One could argue that not much happens in this film, but one could also argue that its central conflict is universal. Despite an acknowledged Argento influence (the film even ends with a “You Have Been Watching THE CRESCENT” credit), Smith and cinematographer Craig Buckley have eschewed the lurid jewel-like colors and violent set-pieces of the Maestro for a muted, autumnal seaside palate and uneasy, dream-like atmosphere that bring John D. Hancock’s eerie idyll LET’S SCARE JESSICA TO DEATH (1971) more to mind, a film which takes place in a similar liminal space between life and death.

Those craving gore and direct storytelling should look elsewhere. The acting is uneven and a bit underplayed (deliberately), but then character depth is not what it really seems to be about anyway, instead letting the bleached, windswept seashore atmosphere carry a lot of the narrative weight.

Smith’s own groaning, unnerving neo-psychedelic score matches well with the beautiful and colorful “marbling” art effects of Brad Lawrence and Franko Terenzi that opens and closes the film – these sequences visually recall the Roger Corman Poe cycle’s title credits, but are deployed (especially near the end, along with an aggressive “framing conceit”) with something like a Kubrickian “Star-Gate” intent, ala 2001: A SPACE ODYSSEY (1968). This proves to be much more successful than another recent horror film’s stab at the same impulse, Rob Zombie’s rather anemic climax to his otherwise effective THE LORDS OF SALEM (2012).

One might even argue, given THE CRESCENT’s foregrounding of visually striking modern art in its narrative, not to mention the isolated locale, something of a resonance with Willard Huyck & Gloria Katz’s disturbing oddity MESSIAH OF EVIL (1973). While almost undeniably a film that is “not for everyone”, THE CRESCENT contains enough eerie menace, seashore desolation and inventive visual imagery that those looking to watch a creepy, atmospheric film for adults should try to hunt down this film. Like the best work, it may be slow to give up its secrets but those making the effort will be rewarded.

Shawn Garrett
Shawn M. Garrett is the co-editor of PSEUDOPOD, the premiere horror fiction podcast, and is either the dumbest smart man or the smartest dumb man you ever met.

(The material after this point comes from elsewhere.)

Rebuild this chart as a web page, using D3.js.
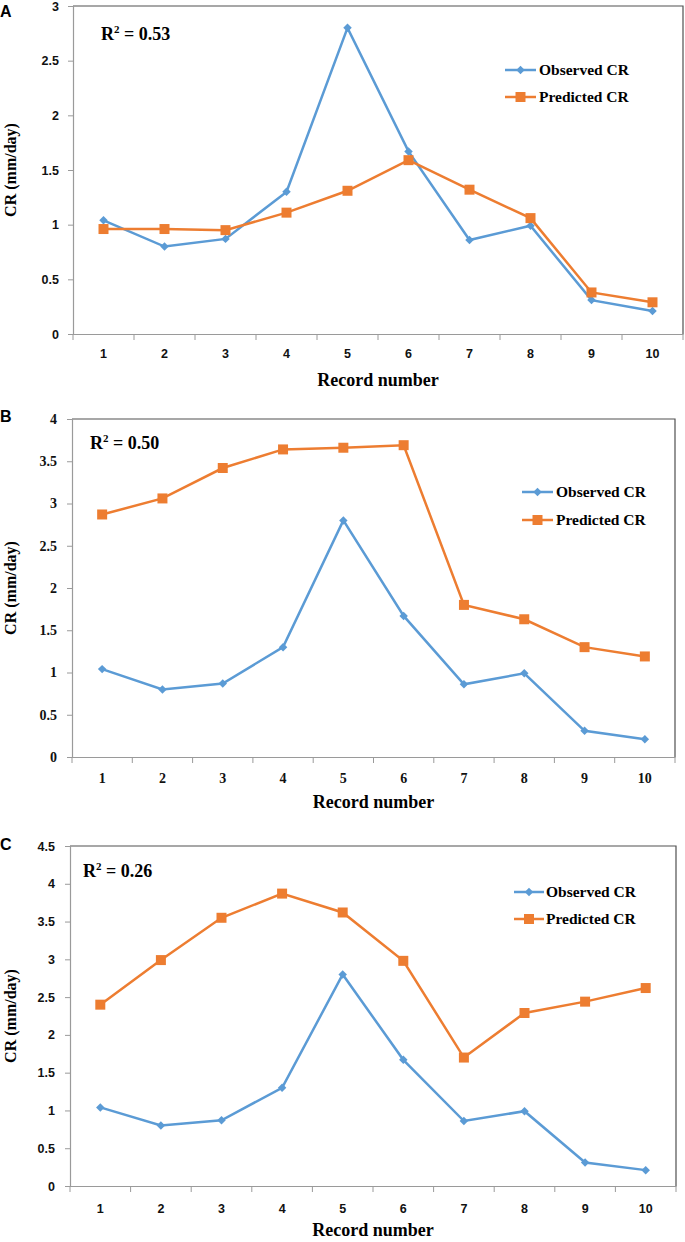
<!DOCTYPE html>
<html>
<head>
<meta charset="utf-8">
<script src="https://cdn.jsdelivr.net/npm/d3@7"></script>
<style>
  html, body { margin: 0; padding: 0; background: #fff; }
  svg { display: block; }
</style>
</head>
<body>
<svg id="chart" width="685" height="1242"></svg>
<script>
// ---------------- DATA ----------------
const categories = ["1", "2", "3", "4", "5", "6", "7", "8", "9", "10"];
const seriesNames = ["Observed CR", "Predicted CR"];
const observedCR = [1.04, 0.80, 0.87, 1.30, 2.80, 1.67, 0.86, 0.99, 0.31, 0.21];
const predictedA = [0.96, 0.96, 0.95, 1.11, 1.31, 1.59, 1.32, 1.06, 0.38, 0.29];
const predictedB = [2.87, 3.06, 3.42, 3.64, 3.66, 3.69, 1.80, 1.63, 1.30, 1.19];
const predictedC = [2.40, 2.99, 3.55, 3.87, 3.62, 2.98, 1.70, 2.29, 2.44, 2.62];
const yTicksA = [0, 0.5, 1, 1.5, 2, 2.5, 3];
const yTicksB = [0, 0.5, 1, 1.5, 2, 2.5, 3, 3.5, 4];
const yTicksC = [0, 0.5, 1, 1.5, 2, 2.5, 3, 3.5, 4, 4.5];
const panelLetters = ["A", "B", "C"];
const r2Values = ["0.53", "0.50", "0.26"];
const xTitle = "Record number";
const yTitle = "CR (mm/day)";

// ---------------- LAYOUT / STYLE ----------------
const BLUE = "#5b9bd5", ORANGE = "#ed7d31";
const SANS = "'Liberation Sans', Arial, sans-serif";
const SERIF = "'Liberation Serif', 'Times New Roman', serif";

const panels = [
  { letter: panelLetters[0], r2: r2Values[0], pred: predictedA, ticks: yTicksA,
    left: 73, right: 683, top: 6, bottom: 334, tickFont: SANS, tickSize: 12.5, labelRight: 59,
    letterY: 17, r2X: 101, r2Y: 40, legX1: 505, legX2: 536, legTX: 539, legY: [70, 97],
    xLabY: 358, xTitleY: 386 },
  { letter: panelLetters[1], r2: r2Values[1], pred: predictedB, ticks: yTicksB,
    left: 72, right: 675, top: 419, bottom: 757, tickFont: SERIF, tickSize: 14, labelRight: 57,
    letterY: 422, r2X: 90, r2Y: 449, legX1: 522, legX2: 553, legTX: 556, legY: [492, 520],
    xLabY: 783, xTitleY: 808 },
  { letter: panelLetters[2], r2: r2Values[2], pred: predictedC, ticks: yTicksC,
    left: 70, right: 676, top: 846, bottom: 1186, tickFont: SANS, tickSize: 12.5, labelRight: 55,
    letterY: 850, r2X: 83, r2Y: 877, legX1: 514, legX2: 544, legTX: 546, legY: [892, 919],
    xLabY: 1213, xTitleY: 1236 }
];

const svg = d3.select("#chart");
const fmt = d3.format("~g");

function marker(g, type, color, x, y) {
  if (type === "diamond") {
    g.append("path")
      .attr("d", d3.symbol(d3.symbolSquare, 36)())
      .attr("transform", `translate(${x},${y}) rotate(45)`)
      .attr("fill", color);
  } else {
    g.append("path")
      .attr("d", d3.symbol(d3.symbolSquare, 100)())
      .attr("transform", `translate(${x},${y})`)
      .attr("fill", color);
  }
}

panels.forEach(p => {
  const g = svg.append("g");
  const x = d3.scaleBand().domain(categories).range([p.left, p.right]);
  const y = d3.scaleLinear().domain([0, d3.max(p.ticks)]).range([p.bottom, p.top]);
  const cx = c => x(c) + x.bandwidth() / 2;

  // plot area border (top & right)
  g.append("path")
    .attr("d", `M${p.left},${p.top}H${p.right}V${p.bottom}`)
    .attr("fill", "none").attr("stroke", "#505050").attr("stroke-width", 1.2);

  // y axis
  const yAxis = d3.axisLeft(y).tickValues(p.ticks).tickFormat(fmt).tickSize(5)
    .tickPadding(p.left - 5 - p.labelRight);
  const ya = g.append("g").attr("transform", `translate(${p.left},0)`).call(yAxis);
  ya.select(".domain").attr("stroke", "#9a9a9a").attr("stroke-width", 1.2);
  ya.selectAll(".tick line").attr("stroke", "#9a9a9a");
  ya.selectAll(".tick text")
    .attr("font-family", p.tickFont).attr("font-weight", "bold")
    .attr("font-size", p.tickSize).attr("fill", "#111");

  // x axis: labels
  const xAxis = d3.axisBottom(x).tickSize(0).tickPadding(0);
  const xa = g.append("g").attr("transform", `translate(0,${p.bottom})`).call(xAxis);
  xa.select(".domain").attr("stroke", "#9a9a9a").attr("stroke-width", 1.2);
  xa.selectAll(".tick text")
    .attr("y", p.xLabY - p.bottom).attr("dy", 0)
    .attr("font-family", p.tickFont).attr("font-weight", "bold")
    .attr("font-size", p.tickSize).attr("fill", "#111");
  // x tick marks at category boundaries
  const bounds = categories.map(c => x(c)).concat([p.right]);
  g.selectAll(null).data(bounds).enter().append("line")
    .attr("x1", d => d).attr("x2", d => d)
    .attr("y1", p.bottom).attr("y2", p.bottom + 6)
    .attr("stroke", "#9a9a9a").attr("stroke-width", 1);

  // lines
  const line = d3.line().x((d, i) => cx(categories[i])).y(d => y(d));
  g.append("path").datum(observedCR).attr("d", line)
    .attr("fill", "none").attr("stroke", BLUE).attr("stroke-width", 2.5);
  g.append("path").datum(p.pred).attr("d", line)
    .attr("fill", "none").attr("stroke", ORANGE).attr("stroke-width", 2.5);
  observedCR.forEach((v, i) => marker(g, "diamond", BLUE, cx(categories[i]), y(v)));
  p.pred.forEach((v, i) => marker(g, "square", ORANGE, cx(categories[i]), y(v)));

  // panel letter
  g.append("text").attr("x", 0).attr("y", p.letterY).text(p.letter)
    .attr("font-family", SANS).attr("font-weight", "bold").attr("font-size", 16).attr("fill", "#000");

  // R^2
  const r = g.append("text").attr("x", p.r2X).attr("y", p.r2Y)
    .attr("font-family", SERIF).attr("font-weight", "bold").attr("font-size", 18).attr("fill", "#000");
  r.append("tspan").text("R");
  r.append("tspan").attr("font-size", 11).attr("dy", -7).text("2");
  r.append("tspan").attr("dy", 7).text(" = " + p.r2);

  // legend
  [[BLUE, "diamond"], [ORANGE, "square"]].forEach(([col, type], i) => {
    const ly = p.legY[i];
    g.append("line").attr("x1", p.legX1).attr("x2", p.legX2).attr("y1", ly).attr("y2", ly)
      .attr("stroke", col).attr("stroke-width", 2.5);
    marker(g, type, col, (p.legX1 + p.legX2) / 2, ly);
    g.append("text").attr("x", p.legTX).attr("y", ly).attr("dy", "0.35em")
      .text(seriesNames[i])
      .attr("font-family", SERIF).attr("font-weight", "bold").attr("font-size", 15.5).attr("fill", "#000");
  });

  // axis titles
  g.append("text").attr("x", (p.left + p.right) / 2).attr("y", p.xTitleY)
    .attr("text-anchor", "middle").text(xTitle)
    .attr("font-family", SERIF).attr("font-weight", "bold").attr("font-size", 18).attr("fill", "#000");
  g.append("text")
    .attr("transform", `translate(16,${(p.top + p.bottom) / 2}) rotate(-90)`)
    .attr("text-anchor", "middle").text(yTitle)
    .attr("font-family", SERIF).attr("font-weight", "bold").attr("font-size", 16).attr("fill", "#000");
});
</script>
</body>
</html>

Thanks to a youth spent in the company of Richard Matheson, Vincent Price, Carl Kolchak & Jupiter Jones, he has pursued a life-long interest in the thrilling, the horrific and the mysterious – be it in print, film, art or audio. He has worked as a sewerage groundskeeper, audio transcription editor, pornography enabler, insurance letter writer – he was once paid by Marvel Comics to pastiche the voice of Stan Lee in promotional materials and he spends his days converting old pulp fiction into digital form for minimal pay. He now lives near the ocean in a small metal box and he hopes that becoming a Yuggothian brain-in-a-jar is a viable future, as there is NO WAY he will ever read all the books he has on his lists, or listen to all the music he wants to hear. Everything that he is he owes to his late sister Susan, a shining star in the pre-internet world of fan-fiction, who left this world unexpectedly in 2010. He spends an inordinate amount of time reading, writing and watching movies.